Great post - my world is now the teensiest bit less alarming!

Nuthatch

Thanks, glad to be of service!

John

I was startled the first time I saw a bunch of these rise from the ground. Once I realized they are not a threat (to me, anyway), I realized that they are beautiful insects.

bug_girl

Actually, I found the sting to be pretty painful. Of course, there is also the possibility that I'm a complete wimp...

Nuthatch

I will admit I was unwilling to take one for the team and let myself get stung. Did it require some provocation?

doulicia@umich.edu

I had a cicada killer pointed out to me once (carrying a cicada!) and can vouch for the fact of its size being unsettling.

Thanks for the post, though. I knew no more than the usual food-for-larvae story.

Dale Hoyt

You might be amused by two experiences I had with cicada killers when I was a kid.

One summer was especially wet and humid and the aphid honeydew accumulated on the leaves of a tree in the front yard and fermented. The local wasps and bees swarmed over the leaves and became inebriated from consuming the alcohol, falling to the ground and stumbling around, unable to fly. I was able to pick up a drunk cicada killer by the wings and held it briefly until my nerve failed me and I threw it as far as I could.

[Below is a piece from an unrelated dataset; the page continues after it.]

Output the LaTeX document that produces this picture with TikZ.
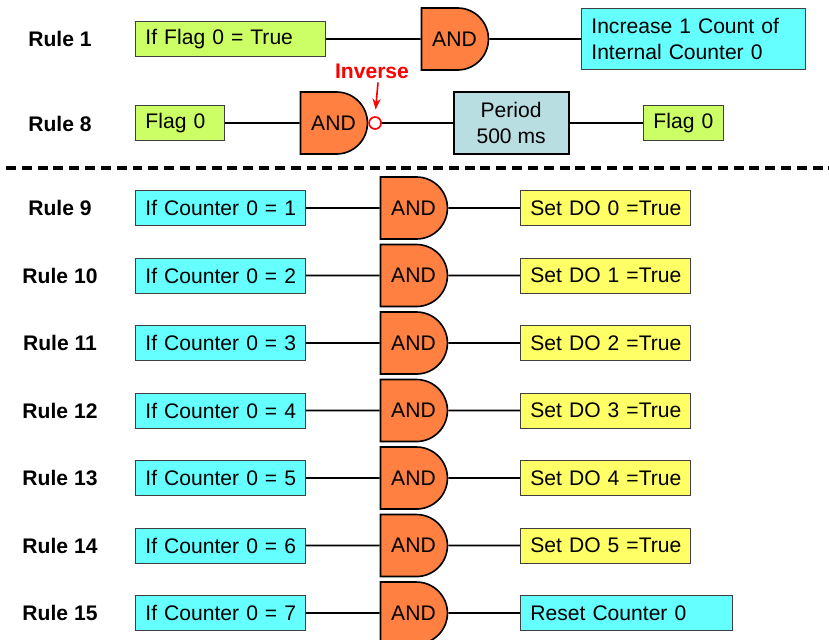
\documentclass[tikz,border=0pt]{standalone}
\usepackage{fontspec}
\setmainfont{Liberation Sans}
\usetikzlibrary{arrows.meta,positioning,shapes.misc}
\definecolor{flaggreen}{RGB}{204,255,102}
\definecolor{condcyan}{RGB}{102,255,255}
\definecolor{setyellow}{RGB}{255,255,102}
\definecolor{gateorange}{RGB}{255,128,64}
\definecolor{timerblue}{RGB}{185,222,226}

\begin{document}
\begin{tikzpicture}[
  x=0.03cm, y=-0.03cm,
  font=\fontsize{18}{22}\selectfont,
  panel/.style={draw=black!75, line width=0.8pt, inner xsep=0.3cm, anchor=west},
  box/.style={panel, minimum height=1.05cm, text width=#1,
              execute at begin node=\hbox\bgroup, execute at end node=\egroup},
  gate/.style={rounded rectangle, rounded rectangle left arc=none, draw, line width=1.4pt,
               fill=gateorange, minimum width=2.01cm, minimum height=1.86cm, inner sep=0pt},
  rule/.style={font=\fontsize{18}{22}\selectfont\bfseries},
  wire/.style={line width=1.6pt},
]
\useasboundingbox (0,0) rectangle (829,640);

% Rule 1
\node[rule] (r1) at (60,39) {Rule 1};
\node[box=5.1cm, fill=flaggreen] (c1) at (135,39) {If Flag 0 = True};
\node[gate, right=2.84cm of c1] (g1) {AND};
\node[panel, text width=6.12cm, align=left, fill=condcyan, minimum height=1.83cm,
      right=2.75cm of g1] (o1) {Increase 1 Count of\\Internal Counter 0};
\draw[wire] (c1) -- (g1);
\draw[wire] (g1) -- (o1);

% Rule 8
\node[rule] (r8) at (60,124) {Rule 8};
\node[box=2.07cm, fill=flaggreen] (f8) at (135,123) {Flag 0};
\node[gate, right=2.24cm of f8] (g8) {AND};
\node[circle, draw=red, line width=1.4pt, fill=white, minimum size=0.36cm, inner sep=0pt,
      right=0pt of g8] (inv) {};
\node[draw, line width=1.8pt, fill=timerblue, minimum width=3.45cm, minimum height=1.86cm,
      align=center, right=2.12cm of inv] (per) {Period\\500 ms};
\node[box=1.8cm, fill=flaggreen, right=2.2cm of per] (fo8) {Flag 0};
\node[rule, text=red] (invlbl) at (372,71) {Inverse};
\draw[wire] (f8) -- (g8);
\draw[wire] (inv) -- (per);
\draw[wire] (per) -- (fo8);
\draw[-{Stealth}, red, line width=1.4pt, shorten >=0.2cm]
  ([xshift=0.18cm]invlbl.south) -- (inv.north);

% Separator
\coordinate (sepL) at (6,168);
\coordinate (sepR) at (829,168);
\draw[line width=2.6pt, dash pattern=on 8.5pt off 5pt] (sepL) -- (sepR);

% Rules 9 - 15
\node[rule] (r9) at (60,208) {Rule 9};
\node[box=4.5cm, fill=condcyan] (c9) at (135,208) {If Counter 0 = 1};
\node[gate, right=2.21cm of c9] (g9) {AND};
\node[box=4.5cm, fill=setyellow, right=2.15cm of g9] (o9) {Set DO 0 =True};
\draw[wire] (c9) -- (g9);
\draw[wire] (g9) -- (o9);

\node[rule] (r10) at (60,275.5) {Rule 10};
\node[box=4.5cm, fill=condcyan, below=0.947cm of c9] (c10) {If Counter 0 = 2};
\node[gate, right=2.21cm of c10] (g10) {AND};
\node[box=4.5cm, fill=setyellow, right=2.15cm of g10] (o10) {Set DO 1 =True};
\draw[wire] (c10) -- (g10);
\draw[wire] (g10) -- (o10);

\node[rule] (r11) at (60,343) {Rule 11};
\node[box=4.5cm, fill=condcyan, below=0.947cm of c10] (c11) {If Counter 0 = 3};
\node[gate, right=2.21cm of c11] (g11) {AND};
\node[box=4.5cm, fill=setyellow, right=2.15cm of g11] (o11) {Set DO 2 =True};
\draw[wire] (c11) -- (g11);
\draw[wire] (g11) -- (o11);

\node[rule] (r12) at (60,410.5) {Rule 12};
\node[box=4.5cm, fill=condcyan, below=0.947cm of c11] (c12) {If Counter 0 = 4};
\node[gate, right=2.21cm of c12] (g12) {AND};
\node[box=4.5cm, fill=setyellow, right=2.15cm of g12] (o12) {Set DO 3 =True};
\draw[wire] (c12) -- (g12);
\draw[wire] (g12) -- (o12);

\node[rule] (r13) at (60,478) {Rule 13};
\node[box=4.5cm, fill=condcyan, below=0.947cm of c12] (c13) {If Counter 0 = 5};
\node[gate, right=2.21cm of c13] (g13) {AND};
\node[box=4.5cm, fill=setyellow, right=2.15cm of g13] (o13) {Set DO 4 =True};
\draw[wire] (c13) -- (g13);
\draw[wire] (g13) -- (o13);

\node[rule] (r14) at (60,545.5) {Rule 14};
\node[box=4.5cm, fill=condcyan, below=0.947cm of c13] (c14) {If Counter 0 = 6};
\node[gate, right=2.21cm of c14] (g14) {AND};
\node[box=4.5cm, fill=setyellow, right=2.15cm of g14] (o14) {Set DO 5 =True};
\draw[wire] (c14) -- (g14);
\draw[wire] (g14) -- (o14);

\node[rule] (r15) at (60,613) {Rule 15};
\node[box=4.5cm, fill=condcyan, below=0.947cm of c14] (c15) {If Counter 0 = 7};
\node[gate, right=2.21cm of c15] (g15) {AND};
\node[box=5.76cm, fill=condcyan, right=2.15cm of g15] (o15) {Reset Counter 0};
\draw[wire] (c15) -- (g15);
\draw[wire] (g15) -- (o15);
\end{tikzpicture}
\end{document}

Later that summer I found a female carrying a cicada back to her burrow and followed her. I had just read one of Fabre's accounts of stereotype behavior in wasps and decided to see if the cicada killer behaved the same way. She left the cicada at the mouth of the burrow, head pointing toward the opening and then entered the burrow. While she was underground I turned the cicada so that it's head was pointing away from the burrow. Sure enough, when she emerged from her inspection she turned the cicada around and then went back down into the burrow. I was able to do this three times with the same result, just like Fabre said. On the fourth try I was a little slow and she came back up as I was turning the cicada. I didn't know they were relatively harmless and I ran like crazy when she buzzed around me in a very threatening manner.

I just discovered this blog and have really enjoyed it!

Nuthatch

Dale, thanks for the stories! A newspaper reporter will be doing a kid's story on our colony next summer...I sure hope we can see a female with a cicada.

David

If I wanted to try and find a Cicada Killer, where might I look?

I live in woodland with sand and gravel hills and a shallow layer of topsoil in lower, central Michigan. There are certainly a lot of cicadas around.

Or do I just have to luck out and stumble upon one?

David

Nuthatch

Cicadas are more widespread than Cicada Killers... I'd look for some place that is not just sandy, but perhaps has a lot of medium-sized rocks. They seem to like to burrow between them.